Knowing these nine predatory lending practices to watch out for can help you to choose a responsible lender.
Encouragement to include false information. If a lender has changed any of your income or expense information or leaves your income blank, do not sign the loan application.
Incomplete loan documents. Never sign a loan document with missing information. Don’t work with a lender who asks you to sign a document that is not completely or accurately filled in.
“Bait and switch” sales tactics, when a lender makes promises in order to make the sale, but then backs out on the promises after the sale. To avoid this, it’s critical to carefully read and understand the agreement before you sign. Question anything in the document that is not consistent with what you were told. Don’t sign the agreement if anything in it is unclear, incomplete, or not as promised.
Equity stripping or skimming, also known as foreclosure rescue. Predatory investors or small companies target low-income home owners facing foreclosure and trick them into signing away their equity and property. For example, they might bury a document in a stack of loan papers that signs over ownership of the home to the loan company, or even forge the homeowners’ signatures.
Loan flipping. Refinancing a loan can be a responsible and useful financial strategy, but loan flipping is when a lender persuades a borrower to repeatedly refinance a loan, often within a short time frame, charging high points and fees each time. This is not in your best interest because it costs you money and postpones the loan principal from being reduced.
Some predatory lenders may charge you up to $1,000 for the “privilege” of paying your loan biweekly. Although this can decrease the total interest you pay over the life of the loan and the time it takes to pay in full, such accounts can often be set up for free or for a one-time fee of a few hundred dollars.
Required (or requested) deed signing. If you are behind on your mortgage payments, a predatory lender may offer to help find new financing and ask you to deed your property over to the lender as a temporary measure to prevent foreclosure. But then the promised loan never comes, and the lender who made you the offer owns your home.

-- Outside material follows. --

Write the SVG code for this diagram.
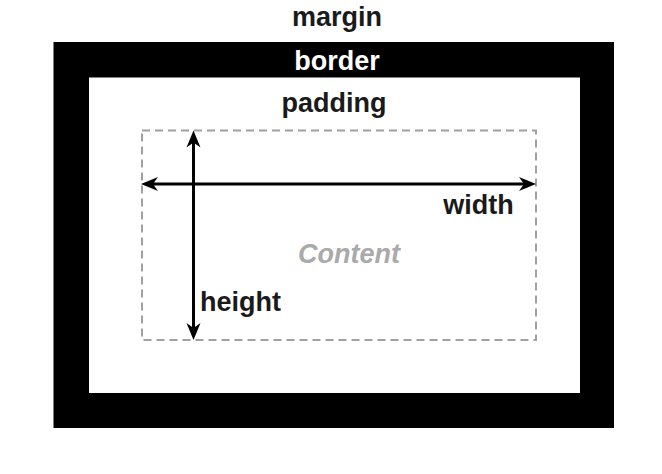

Advertisements promising “No Credit? No Problem!” These are often warning signs of scams. Consumers responding to such ads are guided through a phony application process and may even receive fake loan approval documents. To receive the approved loan, they are told to pay money up-front for fees or services — and instead end up losing their money — and in some cases, their homes.
Promises to refinance the loan to a better rate in the future. No one can make you that promise. Instead, ask the lender if there is anything you can do to get a better rate now.
Note: Balloon payments are large, lump-sum payments due at the end of the term. Before you sign a loan agreement that requires one, make sure you fully understand and are prepared to pay it.